Despite my sincere and effective efforts to reduce spending, I was recently criticized by a Club for Growth scorecard for not supporting certain spending cuts. The scorecard primarily tallied votes on amendments that make blind cuts to appropriations bills that I helped write—bills that already cut hundreds of millions of dollars. Most of the amendments offered served little purpose other than to undermine the hard work of members of the Appropriations Committee, and some were simply bad government policy.
For instance, one of the amendments scored that I opposed would have cut all funding for the Economic Development Administration (EDA).
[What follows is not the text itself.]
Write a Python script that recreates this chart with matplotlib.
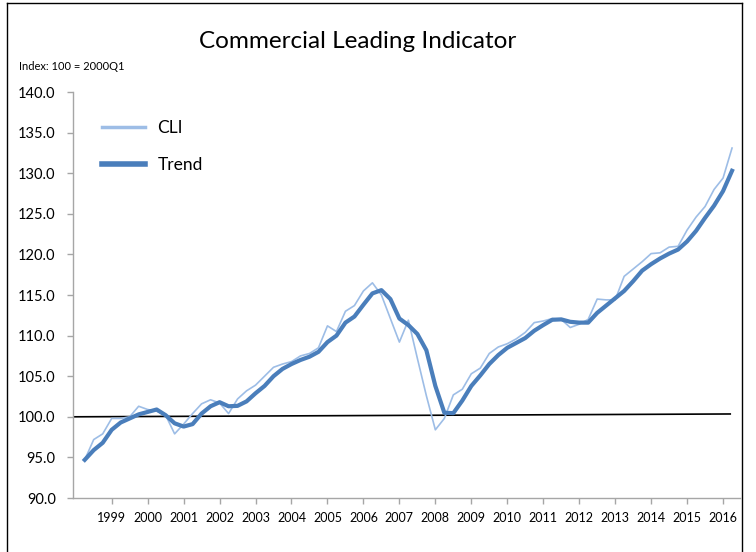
import matplotlib
matplotlib.use("Agg")
import matplotlib.pyplot as plt
import numpy as np

# quarterly readings, 1998Q2 .. 2016Q2
cli = [94.7, 97.2, 97.9, 99.8, 99.8, 100.0, 101.3, 100.9, 100.7, 100.2,
       97.9, 99.1, 100.4, 101.6, 102.1, 101.7, 100.4, 102.2, 103.2, 103.9,
       105.0, 106.1, 106.5, 106.8, 107.5, 107.8, 108.5, 111.2, 110.5, 113.0,
       113.7, 115.5, 116.5, 115.0, 112.1, 109.2, 111.9, 107.2, 102.6, 98.4,
       99.8, 102.7, 103.4, 105.3, 106.0, 107.8, 108.6, 109.0, 109.6, 110.4,
       111.6, 111.8, 112.1, 112.0, 111.0, 111.4, 112.0, 114.5, 114.4, 114.4,
       117.3, 118.2, 119.1, 120.1, 120.2, 120.9, 121.0, 123.0, 124.6, 125.9,
       128.0, 129.4, 133.1]
trend = [94.7, 95.9, 96.8, 98.4, 99.3, 99.8, 100.3, 100.6, 100.9, 100.2,
         99.2, 98.8, 99.1, 100.4, 101.3, 101.8, 101.3, 101.35, 101.9, 102.9,
         103.8, 105.0, 105.9, 106.5, 107.0, 107.4, 108.0, 109.2, 110.0, 111.6,
         112.35, 113.8, 115.2, 115.6, 114.5, 112.1, 111.3, 110.2, 108.2, 103.8,
         100.5, 100.45, 102.0, 103.8, 105.1, 106.5, 107.6, 108.5, 109.1, 109.7,
         110.6, 111.3, 111.95, 112.0, 111.7, 111.6, 111.6, 112.8, 113.7, 114.6,
         115.5, 116.7, 118.0, 118.8, 119.5, 120.1, 120.6, 121.6, 122.9, 124.5,
         126.0, 127.8, 130.3]
years = [str(y) for y in range(1999, 2017)]
base_y = [100.0, 100.35]   # the drawn 100 reference line (left end, right end)

q = np.arange(len(cli))
year_pos = np.arange(3, len(cli), 4)[:len(years)]

fig = plt.figure(figsize=(7.56, 5.52), dpi=100)
plt.rcParams['font.family'] = ['Lato', 'DejaVu Sans']

ax = fig.add_axes([0.0966, 0.0978, 0.8824, 0.7355])
ax.plot([-1.3, q[-1] - 0.2], base_y, color='black', lw=1.2, zorder=1)
ax.plot(q, cli, color='#9dbde6', lw=1.2, zorder=2, label='CLI')
ax.plot(q, trend, color='#4a7ebb', lw=3.0, zorder=3, label='Trend')

ax.set_xlim(-1.3, 72.9)
ax.set_ylim(90, 140)
ax.set_yticks(np.arange(90, 141, 5))
ax.set_yticklabels(['%.1f' % v for v in np.arange(90, 141, 5)], fontsize=10.5)
ax.set_xticks(year_pos)
ax.set_xticklabels(years, fontsize=9)

for s in ['top', 'right']:
    ax.spines[s].set_visible(False)
for s in ['left', 'bottom']:
    ax.spines[s].set_color('#a6a6a6')
    ax.spines[s].set_linewidth(1.0)
ax.tick_params(axis='both', colors='#a6a6a6', length=4, width=1.0, labelcolor='black')
ax.tick_params(axis='y', pad=8.5)
ax.tick_params(axis='x', pad=6)

leg = ax.legend(loc='upper left', bbox_to_anchor=(0.02, 0.97), frameon=False,
                fontsize=12.5, handlelength=2.5, labelspacing=1.2, handletextpad=0.7)
leg.get_lines()[0].set_linewidth(2.5)
leg.get_lines()[1].set_linewidth(4.0)

fig.text(0.473, 0.925, 'Commercial Leading Indicator', ha='center', va='center', fontsize=17.5)
fig.text(0.025, 0.88, 'Index: 100 = 2000Q1', ha='left', va='center', fontsize=8)

# outer frame of the chart area
fig.add_artist(plt.Line2D([0.0095, 0.0095], [0.0, 0.995], color='black', lw=1.0))
fig.add_artist(plt.Line2D([0.0095, 0.982], [0.995, 0.995], color='black', lw=1.0))
fig.add_artist(plt.Line2D([0.982, 0.982], [0.995, 0.0], color='black', lw=1.0))

fig.savefig('out.png', dpi=100)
Yet this agency continues to provide substantial services that are aiding our country in an economic recovery. Another amendment sought to slash funding to the invaluable fossil fuel programs under the Department of Energy. With both the Haynesville Shale and the Tuscaloosa Marine Shale running through our state, Louisiana stands to largely gain from utilizing this energy source. A further example was an amendment that would have eliminated funding to the Delta Regional Authority (DRA), which serves much of Louisiana and the southeast U.S., and provides critical resources for small businesses and regional transportation. As much as some may want to cut spending on such programs, I believe doing so would be harmful to our economy and the residents of our state.
To say I am not supportive of cutting government spending is flat out wrong, and my record as a member of the Appropriations Committee proves that. But I believe spending cuts must be done in a responsible manner, not a reckless one. Unfortunately, there are others out there who do not agree.